L'article 225-15 du code pénal est ainsi rédigé :
« Art. 225-15. - Les infractions définies aux articles 225-13 et 225-14 sont punies de dix ans d'emprisonnement et de 2 000 000 F d'amende lorsqu'elles sont commises à l'égard de plusieurs personnes. »
Art. 4.
Les services départementaux des inspections du travail, ainsi que les autres services qui ont compétence pour constater les infractions relatives à l'emploi des travailleurs étrangers en situation irrégulière, reçoivent les moyens nécessaires à l'exercice de leur mission.

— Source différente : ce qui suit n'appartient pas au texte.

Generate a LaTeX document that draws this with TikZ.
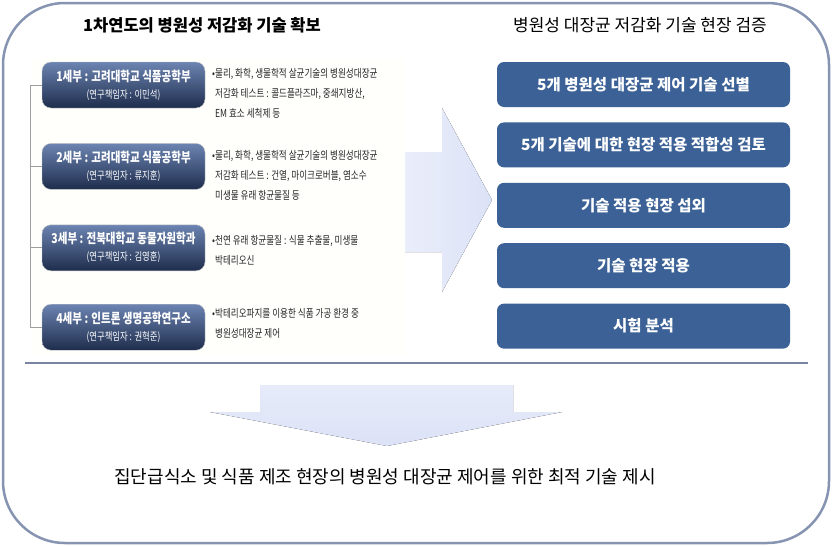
\documentclass[tikz,border=0pt]{standalone}
\usepackage{fontspec}
\setmainfont{Noto Sans CJK KR}
\newfontfamily\krcond[FakeStretch=0.78]{Noto Sans CJK KR}
\usetikzlibrary{positioning}
\definecolor{framecol}{HTML}{8694B2}
\definecolor{partTop}{HTML}{6C84B2}
\definecolor{partBot}{HTML}{1E2D4C}
\definecolor{taskcol}{HTML}{3B6196}
\definecolor{arrowcol}{HTML}{DCE2F7}
\tikzset{x=1pt, y=-1pt,
  part/.style={rounded corners=9pt, draw=gray!45, top color=partTop, bottom color=partBot,
    minimum width=163pt, minimum height=46pt, inner sep=0pt, text=white, align=center,
    font=\krcond\fontsize{10.7}{17}\selectfont},
  task/.style={rounded corners=7pt, fill=taskcol, minimum width=293pt, minimum height=45pt,
    text=white, font=\fontsize{15.5}{18}\selectfont\bfseries},
  body/.style={anchor=west, align=left, inner sep=0pt, text=black!85,
    font=\krcond\fontsize{11}{20}\selectfont},
  tree/.style={draw=gray!75, line width=0.8pt}}

\begin{document}
\begin{tikzpicture}[node distance=15pt]
    \useasboundingbox (0,0) rectangle (832,546);
    \fill[yellow!1] (32,58) rectangle (405,356);
    \draw[framecol, line width=2.5pt, rounded corners=62pt] (3,3) rectangle (829,543);

    % titles
    \node[font=\fontsize{16.5}{18}\selectfont\bfseries] (lt) at (202,25) {1차연도의 병원성 저감화 기술 확보};
    \node[font=\fontsize{17}{18}\selectfont] (rt) at (640,25) {병원성 대장균 저감화 기술 현장 검증};

    % sub-projects
    \node[part] (s1) at (123.5,85) {{\fontsize{13.5}{17}\selectfont\bfseries 1세부 : 고려대학교 식품공학부}\\(연구책임자 : 이민석)};
    \node[part] (s2) [below=35pt of s1] {{\fontsize{13.5}{17}\selectfont\bfseries 2세부 : 고려대학교 식품공학부}\\(연구책임자 : 류지훈)};
    \node[part] (s3) [below=35pt of s2] {{\fontsize{13.5}{17}\selectfont\bfseries 3세부 : 전북대학교 동물자원학과}\\(연구책임자 : 김영훈)};
    \node[part] (s4) [below=33pt of s3] {{\fontsize{13.5}{17}\selectfont\bfseries 4세부 : 인트론 생명공학연구소}\\(연구책임자 : 권혁준)};

    \node[body] (b1) at (212,93) {•물리, 화학, 생물학적 살균기술의 병원성대장균\\\phantom{•}저감화 테스트 : 콜드플라즈마, 중쇄지방산,\\\phantom{•}EM 효소 세척제 등};
    \node[body] (b2) at (212,175) {•물리, 화학, 생물학적 살균기술의 병원성대장균\\\phantom{•}저감화 테스트 : 건열, 마이크로버블, 염소수\\\phantom{•}미생물 유래 항균물질 등};
    \node[body] (b3) at (212,250) {•천연 유래 항균물질 : 식물 추출물, 미생물\\\phantom{•}박테리오신};
    \node[body] (b4) at (212,323) {•박테리오파지를 이용한 식품 가공 환경 중\\\phantom{•}병원성대장균 제어};

    \coordinate (trunk) at (30,0);
    \draw[tree] (s1.west) -- (s1.west -| trunk) -- (s4.west -| trunk) -- (s4.west)
                (s2.west) -- (s2.west -| trunk)
                (s3.west) -- (s3.west -| trunk);

    % field tests
    \node[task] (t1) at (643.5,84.5) {5개 병원성 대장균 제어 기술 선별};
    \node[task] (t2) [below=of t1] {5개 기술에 대한 현장 적용 적합성 검토};
    \node[task] (t3) [below=of t2] {기술 적용 현장 섭외};
    \node[task] (t4) [below=of t3] {기술 현장 적용};
    \node[task] (t5) [below=of t4] {시험 분석};

    % big arrows
    \fill[left color=arrowcol!60, right color=arrowcol] (405,152) -- (442,152) -- (442,108) -- (492,200)
        -- (442,292) -- (442,252) -- (405,252) -- cycle;
    \draw[framecol!90!black, line width=1.2pt] (25,363) -- (808,363);
    \fill[top color=arrowcol!70, bottom color=arrowcol] (260,385) -- (513,385) -- (513,412) -- (562,412)
        -- (387,446) -- (210,412) -- (260,412) -- cycle;

    \node[font=\fontsize{18}{20}\selectfont] (goal) at (385,477) {집단급식소 및 식품 제조 현장의 병원성 대장균 제어를 위한 최적 기술 제시};
\end{tikzpicture}
\end{document}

Des crédits budgétaires sont inscrits à cet effet dans la loi de finances de l'année.
Art. 5.
Il est ajouté au code du travail un article L. 611-9 bis ainsi rédigé :
« Art. L. 611-9 bis. - Une structure spécialement chargée de lutter contre le travail clandestin est instituée dans chaque département. Elle porte le nom de "brigade de lutte contre le travail clandestin".
« Elle est composée d'inspecteurs du travail, d'une part, et de policiers et gendarmes, d'autre part, qui appliquent conjointement les dispositions du code du travail et des codes pénal et de procédure pénale.
« Elle intervient sur simple demande afin de constater immédiatement l'infraction de travail clandestin et d'engager les poursuites à rencontre des contrevenants.
« Son organisation et son fonctionnement seront définis par décret en Conseil d'État. »
Art. 6.
L'article R. 324-1 du code du travail est complété par un alinéa ainsi rédigé :
« Les salariés de l'entreprise travaillant sur un chantier doivent porter un badge d'identification personnel sur lequel figurent leur nom et leur prénom ainsi que, le cas échéant, le numéro de leur titre de travail. »
Art. 7.
L'article L. 362-3 du code du travail est ainsi rédigé :
« Art. L. 362-3. - Toute infraction aux interdictions définies à l'article L. 324-9 est punie de quatre ans d'emprisonnement et de 400 000 F d'amende. »
Art. 8.
L'augmentation des charges de l'État prévue par la présente loi est compensée à due concurrence par une hausse des taux fixés à l'article 575 A du code général des impôts.